SHORT EXERCISE
Using the data below, return word for word every line from the one holding "Recreate this image" down to the one holding "from matplotlib.ticker import MultipleLocator". Leave pictures out.

ENTRIES SHOWN
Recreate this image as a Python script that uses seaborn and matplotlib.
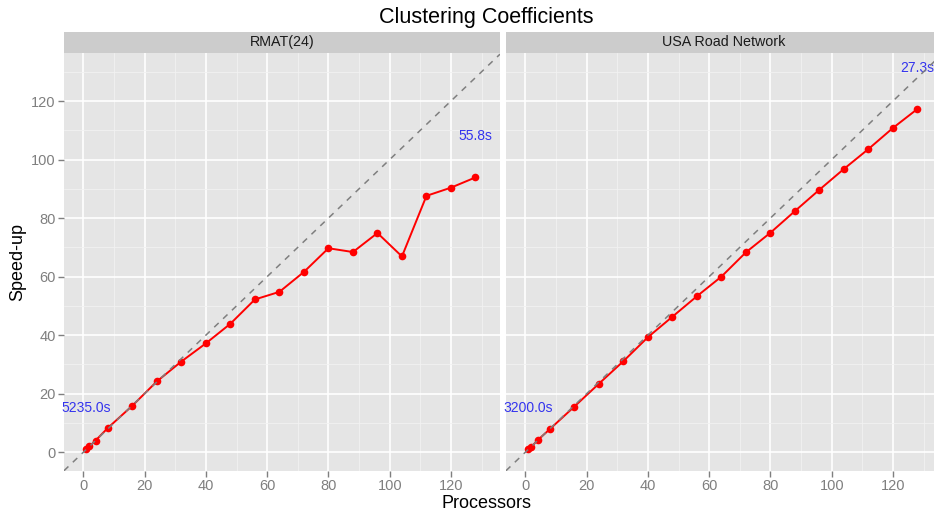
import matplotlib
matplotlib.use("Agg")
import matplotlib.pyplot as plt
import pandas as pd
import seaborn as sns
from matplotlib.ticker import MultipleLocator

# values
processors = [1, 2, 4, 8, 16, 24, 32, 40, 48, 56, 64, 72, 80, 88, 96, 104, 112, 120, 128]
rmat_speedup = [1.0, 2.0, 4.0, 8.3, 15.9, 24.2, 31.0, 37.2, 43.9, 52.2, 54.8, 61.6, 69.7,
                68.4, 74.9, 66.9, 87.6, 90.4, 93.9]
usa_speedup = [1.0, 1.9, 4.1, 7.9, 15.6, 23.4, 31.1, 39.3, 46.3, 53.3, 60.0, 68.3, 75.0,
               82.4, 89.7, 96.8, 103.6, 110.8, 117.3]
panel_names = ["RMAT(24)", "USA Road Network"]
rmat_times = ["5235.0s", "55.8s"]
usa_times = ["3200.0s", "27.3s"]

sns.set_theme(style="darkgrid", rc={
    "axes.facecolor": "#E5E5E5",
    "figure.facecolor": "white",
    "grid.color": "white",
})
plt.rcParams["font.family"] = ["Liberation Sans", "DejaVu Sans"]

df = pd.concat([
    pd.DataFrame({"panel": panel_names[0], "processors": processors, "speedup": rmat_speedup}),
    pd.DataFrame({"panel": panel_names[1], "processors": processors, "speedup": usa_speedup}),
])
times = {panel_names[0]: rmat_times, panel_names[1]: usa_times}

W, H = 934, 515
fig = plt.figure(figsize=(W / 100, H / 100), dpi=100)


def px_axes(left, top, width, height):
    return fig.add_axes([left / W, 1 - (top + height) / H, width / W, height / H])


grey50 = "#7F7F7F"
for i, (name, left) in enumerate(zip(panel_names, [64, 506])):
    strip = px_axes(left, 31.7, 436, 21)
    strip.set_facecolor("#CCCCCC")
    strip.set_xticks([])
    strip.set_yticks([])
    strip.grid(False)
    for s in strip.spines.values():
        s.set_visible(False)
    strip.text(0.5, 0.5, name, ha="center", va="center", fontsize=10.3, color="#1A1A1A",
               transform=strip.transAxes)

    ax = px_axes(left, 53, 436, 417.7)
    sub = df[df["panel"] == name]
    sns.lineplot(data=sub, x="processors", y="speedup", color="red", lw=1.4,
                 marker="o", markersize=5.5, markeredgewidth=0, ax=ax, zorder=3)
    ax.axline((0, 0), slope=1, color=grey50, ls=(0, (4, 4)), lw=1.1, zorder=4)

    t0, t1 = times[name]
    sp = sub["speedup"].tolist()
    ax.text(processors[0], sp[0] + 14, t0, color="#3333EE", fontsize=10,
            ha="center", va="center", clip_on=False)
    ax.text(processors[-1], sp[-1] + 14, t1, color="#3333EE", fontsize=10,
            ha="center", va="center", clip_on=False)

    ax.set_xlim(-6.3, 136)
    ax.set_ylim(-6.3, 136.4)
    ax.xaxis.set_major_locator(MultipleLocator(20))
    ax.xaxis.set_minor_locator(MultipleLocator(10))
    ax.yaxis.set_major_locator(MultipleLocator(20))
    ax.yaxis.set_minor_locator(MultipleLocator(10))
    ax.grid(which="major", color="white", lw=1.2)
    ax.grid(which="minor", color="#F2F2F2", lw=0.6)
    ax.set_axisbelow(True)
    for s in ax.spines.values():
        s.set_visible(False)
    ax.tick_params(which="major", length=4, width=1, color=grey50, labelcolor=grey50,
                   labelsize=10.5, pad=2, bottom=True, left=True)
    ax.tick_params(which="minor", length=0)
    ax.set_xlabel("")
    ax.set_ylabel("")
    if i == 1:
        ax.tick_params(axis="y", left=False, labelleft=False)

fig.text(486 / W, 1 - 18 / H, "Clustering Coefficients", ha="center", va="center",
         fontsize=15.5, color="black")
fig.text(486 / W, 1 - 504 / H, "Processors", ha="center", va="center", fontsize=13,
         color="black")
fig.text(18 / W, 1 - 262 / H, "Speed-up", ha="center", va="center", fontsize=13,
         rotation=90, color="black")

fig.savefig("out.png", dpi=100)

* * *

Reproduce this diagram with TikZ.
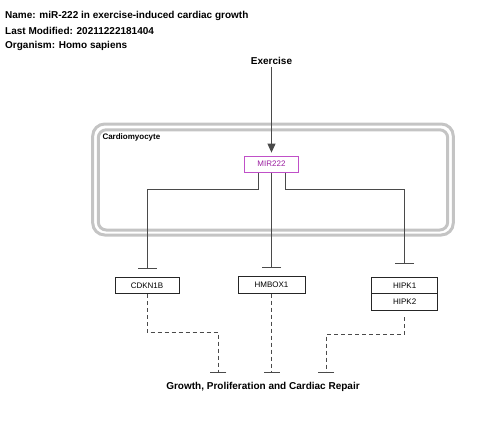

* * *

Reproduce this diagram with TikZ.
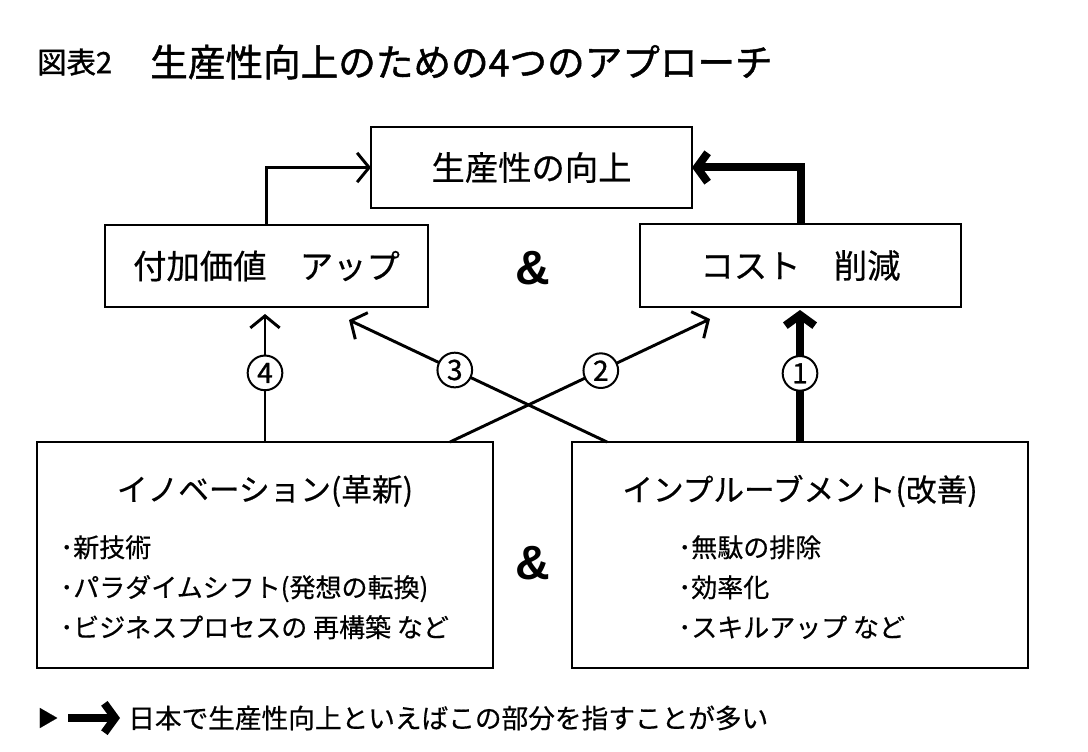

CORRECT OUTPUT
Recreate this image as a Python script that uses seaborn and matplotlib.
import matplotlib
matplotlib.use("Agg")
import matplotlib.pyplot as plt
import pandas as pd
import seaborn as sns
from matplotlib.ticker import MultipleLocator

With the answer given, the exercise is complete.